When I get a craving for tapas / meze, I usually buy a lot of ingredients, mostly vegetables, on a Monday, and make between 5 and 8 small dishes. There are always leftovers, so on the Tuesday, I only have to make a couple of small dishes, and the feast rolls on throughout the week with an exciting selection of food each night for dinner. I sure a lot of people have sometimes looked at an restaurant appetizer menu and wished that they could just order appetizers because they sound so good. Well making tapas / meze at home is a great way to give in to that indulgence.

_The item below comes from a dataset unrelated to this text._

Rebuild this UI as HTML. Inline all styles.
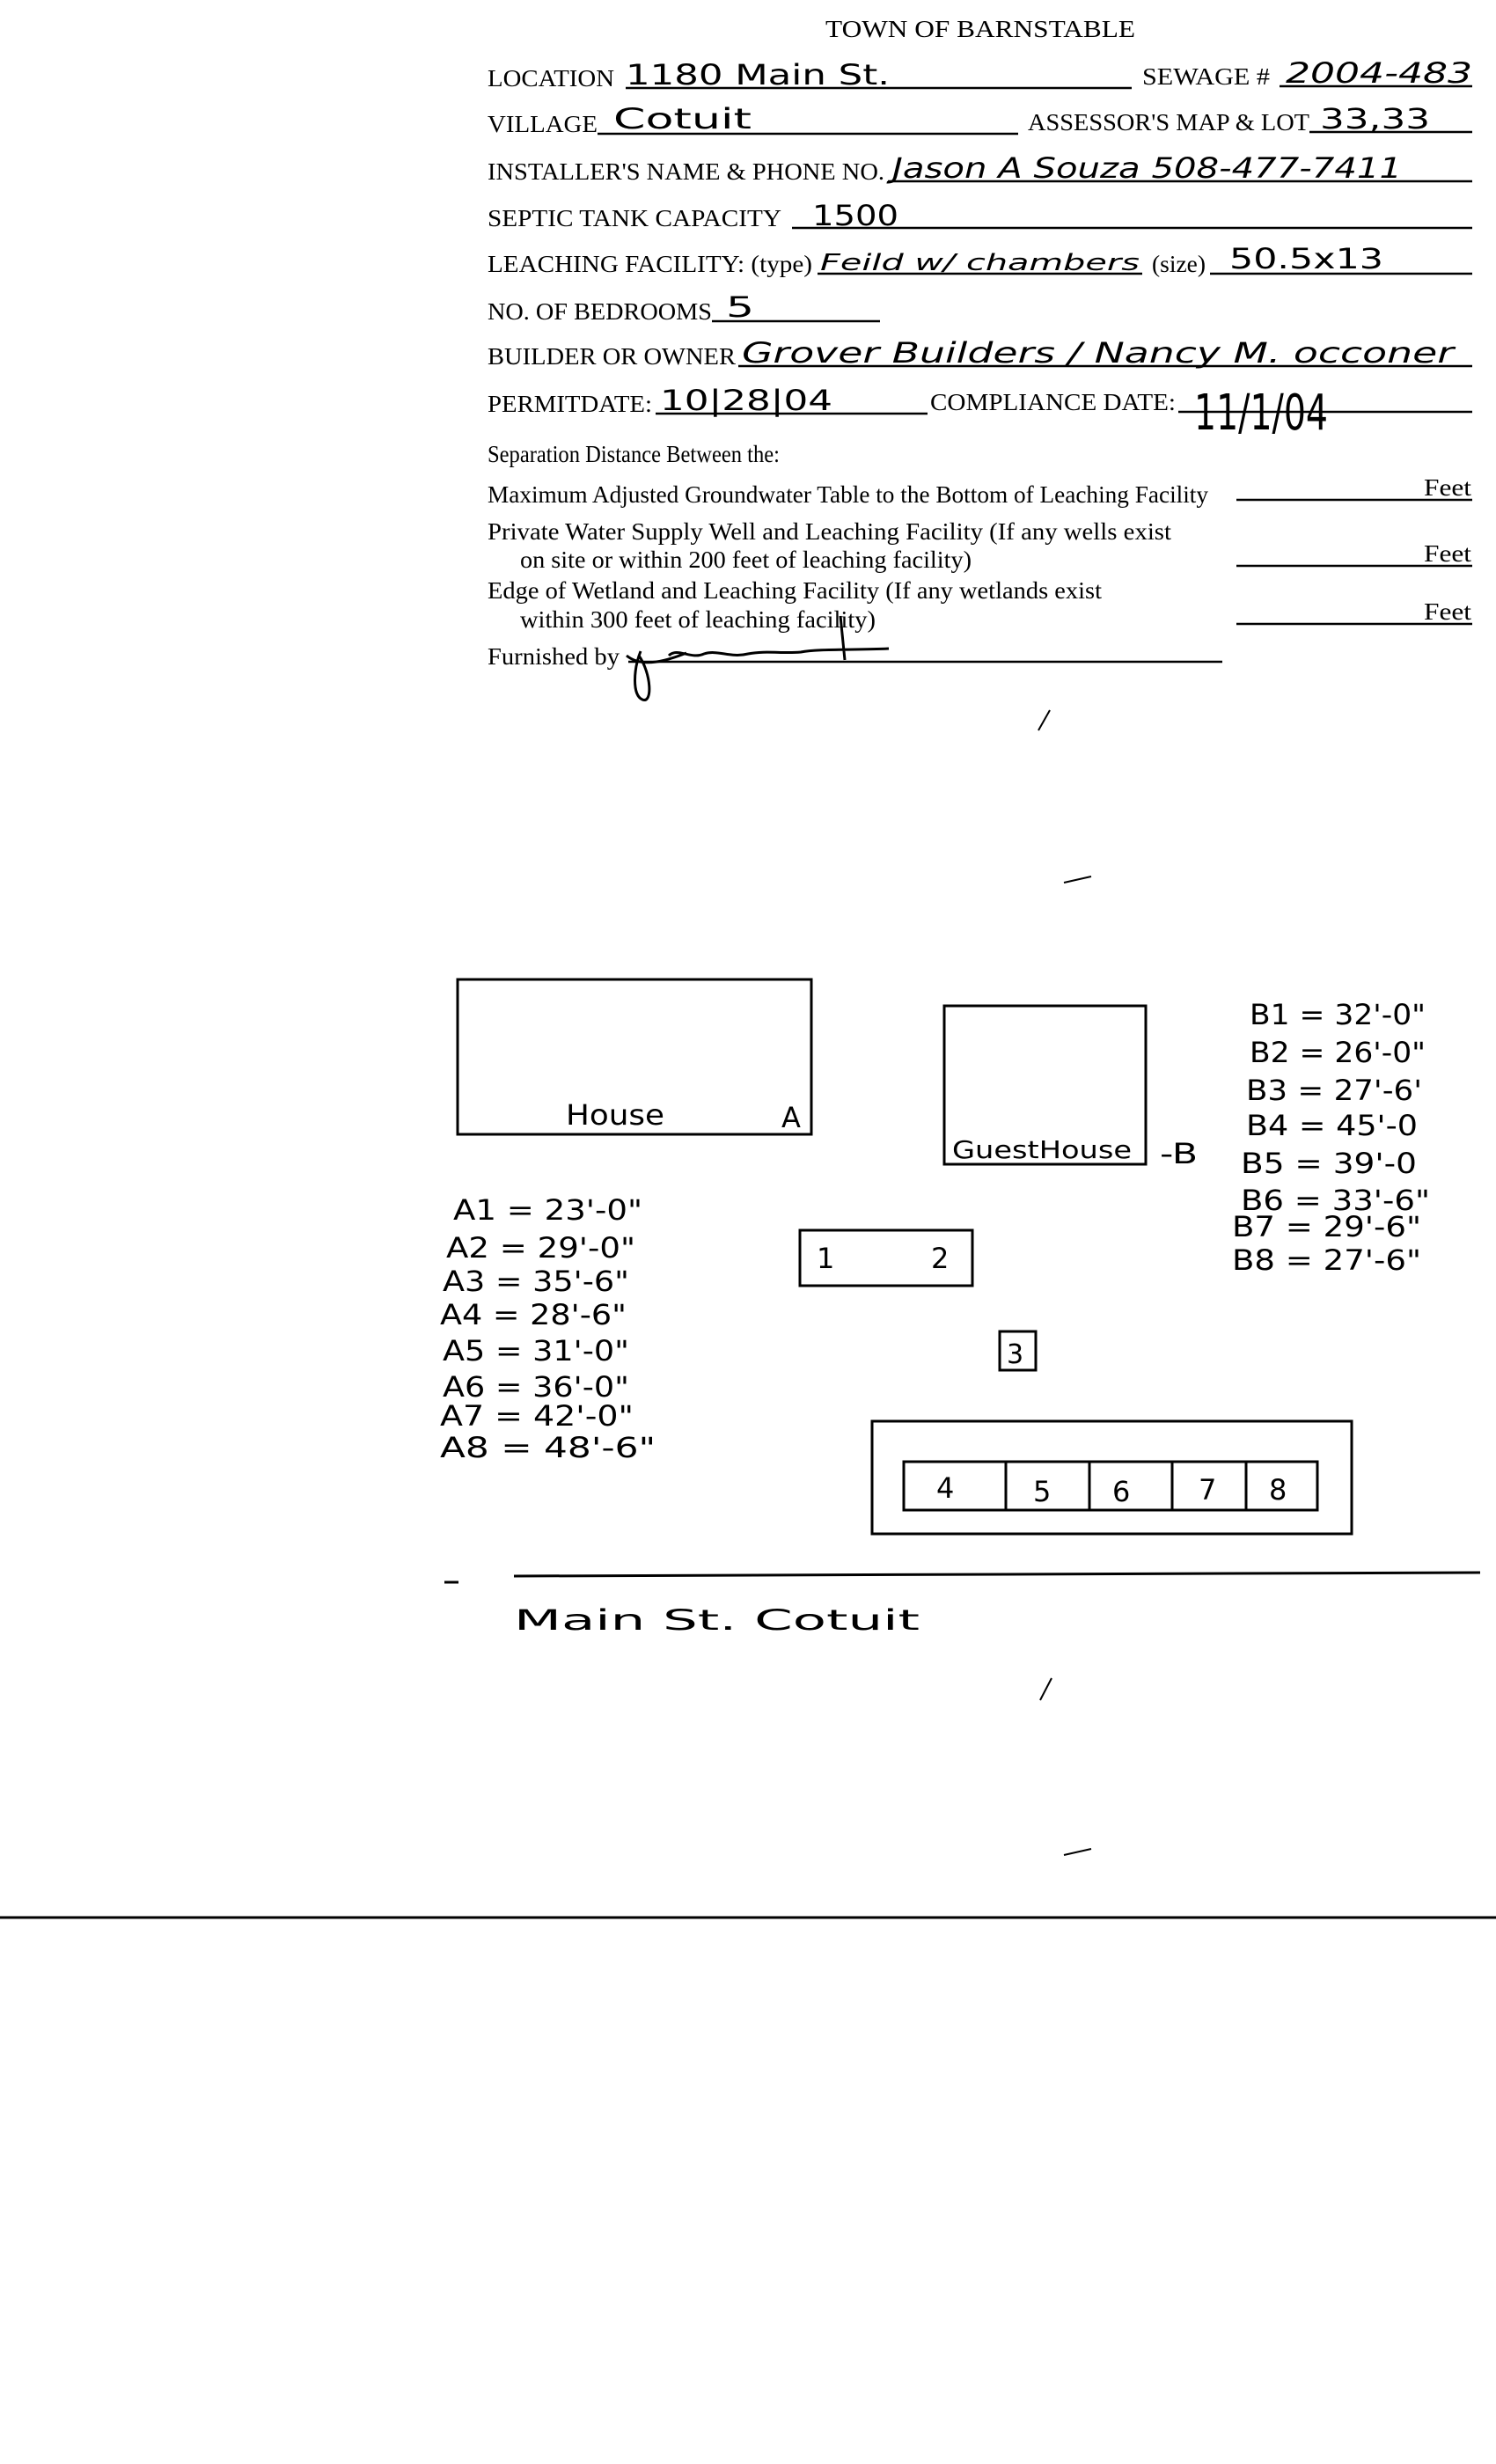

Coming up with tapas style dishes isn’t that hard. I don’t claim that any of my creations are authentic Spanish tapas, but the ingredients are similar and the end result of simple, fresh and tasty little dishes is the same. When I go shopping for ‘Tapas Week’, I tend to buy tomatoes, courgettes (zucchini), aubergine (eggplant), bell peppers, olives, potatoes, lemons and parsley. I also always have a plentiful supply of garlic, onions, frozen prawns, olive oil and Spanish chorizo at home. A note about Spanish chorizo, this is different to the Mexican chorizo, in that it is more like a salami than ground sausage. The ingredients for both types of chorizo are similar, but the Spanish one stays together when cooking.
Spanish Chorizo and Potato Tapas
This dish is one of the staples I make when starting a Tapas marathon as it is easy to throw together and it is very tasty hot or cold.
- 0.5lbs (225g) of cooked potatoes, cut into cubes
- 1 medium onion, sliced thinly
- 2 cloves of garlic, finely diced or crushed
- 6″ (15cm) of Spanish Chorizo, thickly sliced and quartered
- 4 tbsp of olive oil
- a handful of flat leaf parsley, chopped
- Salt and freshly ground black pepper
Heat the olive oil in a pan and first start to sauté the onions until translucent. Add the garlic and cook for about 30 secs before adding the chorizo and then the potatoes. Cook until the edges of the potatoes and the chorizo start to brown. Mix in the parsley and serve in a small dish. Though this dish is great served warm it can easily be served cold.